JIIAフォーラム講演要旨

2010年10月29日
於:日本国際問題研究所

小川正二

駐イラク日本国特命全権大使

「イラクの現状と未来」


本講演は、イラクの現状及びイラクにおける民主主義の未来に関するものである。国際政治の視点から言えば、イラクの重要性は1980年代のイラン・イラク戦争、1990−91年の湾岸戦争を通じて認識されるようになった。また、イラクは中東の中央に位置し、地政学的重要性が非常に高い。従ってイラクは中東の大国であると同時に、過去20〜30年にわたり中東地域の不安定要因でもあった国であり、イラク情勢は中東地域の安全保障に多大な影響を及ぼす。イラク戦争は周知の通り、9.11テロと大量破壊兵器(WMD)との連関によって、米国政策におけるイラクの重要性が高まったことから開始された。スマート兵器を重用し、少数兵力による敵地制圧を目指したラムズフェルド国防長官の戦略は一方で効果的であったが、他方でその後の国内治安維持という観点からは問題があった。米軍が少なかったことに加え、スンニ派がアルカイダと連携し米国やイラク政府に対する攻撃を激化させたことにより、国内治安の悪化が加速した。

このような状況を踏まえ、米国は2007年から2〜3万の兵の増派作戦を決断した。この作戦は、それまでの軍事作戦――つまり少数兵力によるイラクの安定化作戦――からの変更を意味した。結論を言えば増派作戦は成功したと言えるが、その要因は兵士が増加したからだけではない。米軍は、それまで行っていたゲリラ掃討作戦を市民保護へと転換させたことも重要であった。それまでは米軍は夜間の活動は行っていなかったが、変更後は昼夜問わず米軍がイラク市民を保護することになったため、市民の安全は劇的に改善された。また、治安が改善された背景には、スンニ派がアルカイダ支援からイラク政府支援・協力に方針転換したことや、マリキ政権がシーア派過激民兵組織に対する軍事的措置を徹底したことも挙げられる。こうした米軍の軍事作戦の変更やイラク国内政治の変化によって、イラク政府と反政府軍の力関係に均衡がもたらされた。2008年夏頃からイラク治安状況が改善されたのである。

近年のイラクにおける2回の選挙を見てみると、イラク型の民主主義が根付いてきていると言える。これまでのイラク政治は、シーア派、スンニ派、クルド民族(シーア派が多い)といった3つの大きなグループがあり、宗派関係が非常に重要であった。宗派は現在でもなお重要ではあるが、宗派の違いを越えた政治へと移行しつつある。宗教色の強い政党は国民からの支持を失い始めたことからも、イラク国民も同様に宗派の違いに依拠しない政治を求めるようになっていることがわかる。
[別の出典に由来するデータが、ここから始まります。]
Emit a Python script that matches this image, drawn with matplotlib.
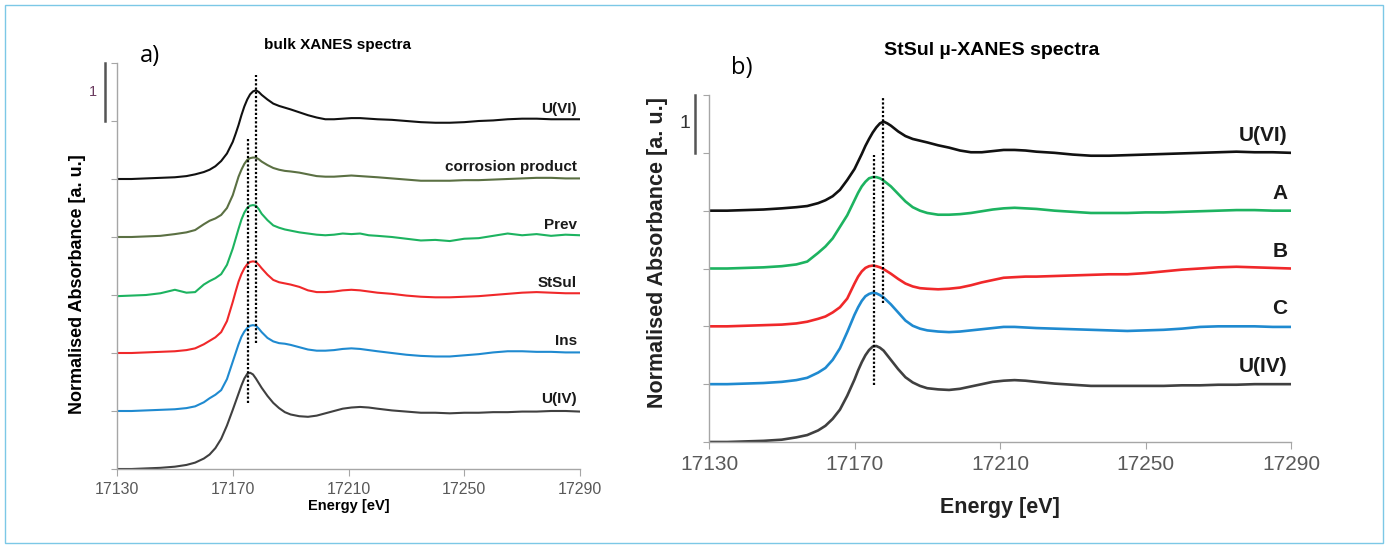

また、マリキ首相も法治国家連合というシーア派を中心としながらも様々な宗派が加わった政党を率いて、国民の支持を得ている。これはイラク政治の新たな流れである。

しかし、選挙後の政治に問題がないわけではない。例えば、選挙は公正に行われたが、選挙結果に満足しないグループ間の駆け引き、米国の影響力の低下、イラク国内政治に対する周辺諸国の相対的影響力の増加により、選挙から8ヶ月経っても政権は樹立されていない。またこうしたイラク政治の複雑な状況が、今後のイラク政治を不透明にしている。イラクでは長い間独裁政権が存在していた国であり、民主化が行われたのも僅か5,6年前である。成熟した民主主義が根付くにはまだ年月がかかるため、忍耐強く見守っていく必要がある。

今後のイラク情勢に大きな影響を与える一要因は、2011年末までに実施される米軍の完全撤退である。米軍撤退は米政府とイラク政府の合意であり、米政府は粛々と撤退を行う計画であるが、安全保障の視点から考えると米軍撤退はやや時期尚早であるかもしれない。適度な米軍プレゼンスはまだ必要である。また、日本はイラクの戦後復興のために積極的な支援を行っていくべきである。